- Requirement: Copy every line in which the string "matplotlib" occurs.

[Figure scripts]
※

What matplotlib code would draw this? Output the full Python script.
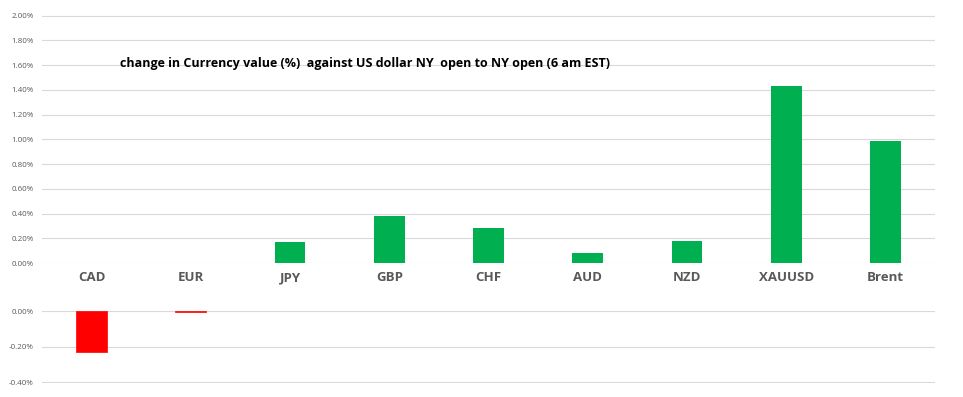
import matplotlib
matplotlib.use("Agg")
import matplotlib.pyplot as plt
from matplotlib.ticker import FuncFormatter, FixedLocator

categories = ["CAD", "EUR", "JPY", "GBP", "CHF", "AUD", "NZD", "XAUUSD", "Brent"]
values = [-0.228, -0.007, 0.17, 0.38, 0.28, 0.08, 0.18, 1.435, 0.985]
title = "change in Currency value (%)  against US dollar NY  open to NY open (6 am EST)"
top_ticks = [0.0, 0.2, 0.4, 0.6, 0.8, 1.0, 1.2, 1.4, 1.6, 1.8, 2.0]
bot_ticks = [-0.4, -0.2, 0.0]

green = "#00B050"
red = "#FF0000"
grid_c = "#D9D9D9"
txt_c = "#595959"

plt.rcParams['font.family'] = ['Open Sans', 'DejaVu Sans']

fig = plt.figure(figsize=(9.63, 3.97), dpi=100)
left, width = 42/963, 893/963
ax_top = fig.add_axes([left, 1-263/397, width, 248/397])
ax_bot = fig.add_axes([left, 1-383/397, width, 72/397])

x = list(range(len(categories)))
pos_x = [i for i, v in zip(x, values) if v > 0]
pos_v = [v for v in values if v > 0]
neg_x = [i for i, v in zip(x, values) if v < 0]
neg_v = [v for v in values if v < 0]

ax_top.bar(pos_x, pos_v, width=0.31, color=green, zorder=3)
ax_bot.bar(neg_x, neg_v, width=0.31, color=red, edgecolor=red, linewidth=0.5, zorder=3)

fmt = FuncFormatter(lambda v, p: f"{v:.2f}%")
for ax, ticks in ((ax_top, top_ticks), (ax_bot, bot_ticks)):
    ax.set_xlim(-0.5, len(categories) - 0.5)
    for s in ax.spines.values():
        s.set_visible(False)
    ax.yaxis.set_major_formatter(fmt)
    ax.yaxis.set_major_locator(FixedLocator(ticks))
    ax.grid(axis='y', color=grid_c, linewidth=0.8, zorder=0)
    ax.tick_params(axis='y', length=0, labelsize=5.8, labelcolor=txt_c, pad=6)
    ax.tick_params(axis='x', length=0)

ax_top.set_ylim(0, 2.005)
ax_bot.set_ylim(-0.403, 0.0)
ax_top.set_xticks(x)
ax_top.set_xticklabels(categories, fontsize=9.5, fontweight='bold', color=txt_c)
ax_top.tick_params(axis='x', pad=6)
ax_bot.set_xticks([])

fig.text(120/963, 1-63/397, title, fontsize=9, fontweight='bold', color='black',
         ha='left', va='center')

fig.savefig("out.png", dpi=100, facecolor='white')
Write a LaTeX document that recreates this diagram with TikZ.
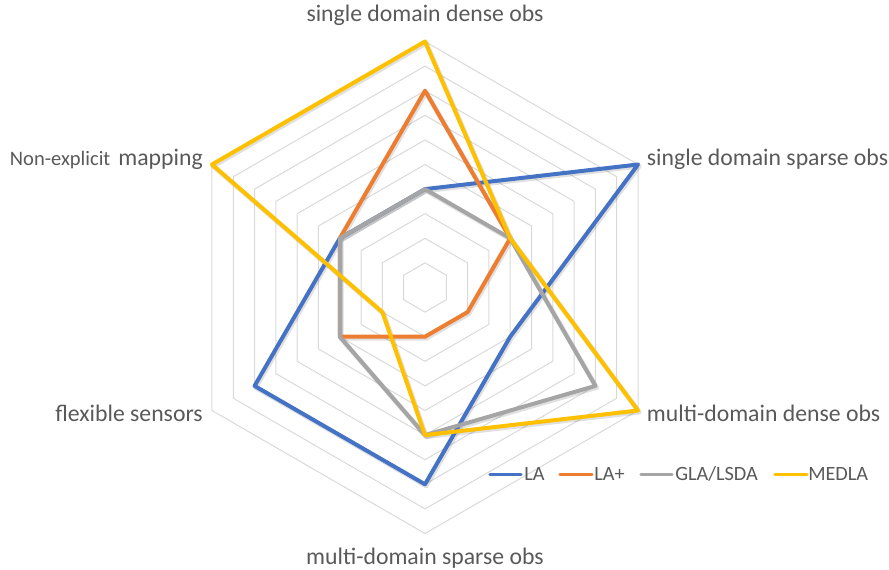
\documentclass[tikz,border=0pt]{standalone}
\usepackage{fontspec}
\setmainfont{Carlito}
\usepackage{tikz}

\definecolor{laBlue}{HTML}{4472C4}
\definecolor{laPlusOrange}{HTML}{ED7D31}
\definecolor{glaGray}{HTML}{A5A5A5}
\definecolor{medlaGold}{HTML}{FFC000}
\definecolor{gridGray}{HTML}{D9D9D9}
\definecolor{labelGray}{HTML}{595959}

\def\rstep{24.6}

\begin{document}
\begin{tikzpicture}[x=0.75pt, y=0.75pt,
		gridline/.style={draw=gridGray, line width=0.75pt},
		series/.style={line width=3pt, line join=round},
		shade/.style={draw=black, opacity=0.12, line width=3.6pt, line join=round},
		axislabel/.style={text=labelGray, inner sep=0pt, font=\fontsize{17.8}{20}\selectfont},
		legendline/.style={line width=2.4pt, line cap=round},
		legendtext/.style={text=labelGray, inner sep=0pt, anchor=base west, font=\fontsize{15.2}{18}\selectfont}
	]
	\useasboundingbox (-425,-281.5) rectangle (464,287.5);

	% grid rings
	\foreach \k in {1,...,10}
	\draw[gridline] (90:\k*\rstep) -- (30:\k*\rstep) -- (-30:\k*\rstep) -- (-90:\k*\rstep) -- (-150:\k*\rstep) -- (150:\k*\rstep) -- cycle;

	% axis labels
	\node[axislabel, anchor=base] (sdd) at (0,265.8) {single domain dense obs};
	\node[axislabel, anchor=base west] (sds) at (221.7,122.5) {single domain sparse obs};
	\node[axislabel, anchor=base west] (mdd) at (221.7,-134.2) {multi-domain dense obs};
	\node[axislabel, anchor=base] (mds) at (0,-276.5) {multi-domain sparse obs};
	\node[axislabel, anchor=base east] (flex) at (-222,-134.2) {flexible sensors};
	\node[axislabel, anchor=base east] (nem) at (-222,121.8) {{\fontsize{15.4}{18}\selectfont Non-explicit}\hspace{6pt}mapping};

	% soft shadows under the series
	\begin{scope}[shift={(1.2,-1.6)}]
		\draw[shade] (90:4*\rstep) -- (30:10*\rstep) -- (-30:4*\rstep) -- (-90:8*\rstep) -- (-150:8*\rstep) -- (150:4*\rstep) -- cycle;
		\draw[shade] (90:8*\rstep) -- (30:4*\rstep) -- (-30:2*\rstep) -- (-90:2*\rstep) -- (-150:4*\rstep) -- (150:4*\rstep) -- cycle;
		\draw[shade] (90:4*\rstep) -- (30:4*\rstep) -- (-30:8*\rstep) -- (-90:6*\rstep) -- (-150:4*\rstep) -- (150:4*\rstep) -- cycle;
		\draw[shade] (90:10*\rstep) -- (30:4*\rstep) -- (-30:10*\rstep) -- (-90:6*\rstep) -- (-150:2*\rstep) -- (150:10*\rstep) -- cycle;
	\end{scope}

	% LA
	\draw[series, laBlue] (90:4*\rstep) -- (30:10*\rstep) -- (-30:4*\rstep) -- (-90:8*\rstep) -- (-150:8*\rstep) -- (150:4*\rstep) -- cycle;
	% LA+
	\draw[series, laPlusOrange] (90:8*\rstep) -- (30:4*\rstep) -- (-30:2*\rstep) -- (-90:2*\rstep) -- (-150:4*\rstep) -- (150:4*\rstep) -- cycle;
	% GLA/LSDA
	\draw[series, glaGray] (90:4*\rstep) -- (30:4*\rstep) -- (-30:8*\rstep) -- (-90:6*\rstep) -- (-150:4*\rstep) -- (150:4*\rstep) -- cycle;
	% MEDLA
	\draw[series, medlaGold] (90:10*\rstep) -- (30:4*\rstep) -- (-30:10*\rstep) -- (-90:6*\rstep) -- (-150:2*\rstep) -- (150:10*\rstep) -- cycle;

	% legend
	\coordinate (la1) at (65,-186.8);   \coordinate (la2) at (96,-186.8);
	\coordinate (lap1) at (135,-186.8); \coordinate (lap2) at (167,-186.8);
	\coordinate (gla1) at (216,-186.8); \coordinate (gla2) at (247,-186.8);
	\coordinate (med1) at (350,-186.8); \coordinate (med2) at (382,-186.8);
	\draw[legendline, laBlue] (la1) -- (la2);
	\draw[legendline, laPlusOrange] (lap1) -- (lap2);
	\draw[legendline, glaGray] (gla1) -- (gla2);
	\draw[legendline, medlaGold] (med1) -- (med2);
	\node[legendtext] (laText) at (99,-192.5) {LA};
	\node[legendtext] (lapText) at (169,-192.5) {LA+};
	\node[legendtext] (glaText) at (250,-192.5) {GLA/LSDA};
	\node[legendtext] (medText) at (383,-192.5) {MEDLA};
\end{tikzpicture}
\end{document}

※

- Output:
What matplotlib code would draw this? Output the full Python script.
import matplotlib
matplotlib.use("Agg")
import matplotlib.pyplot as plt
from matplotlib.ticker import FuncFormatter, FixedLocator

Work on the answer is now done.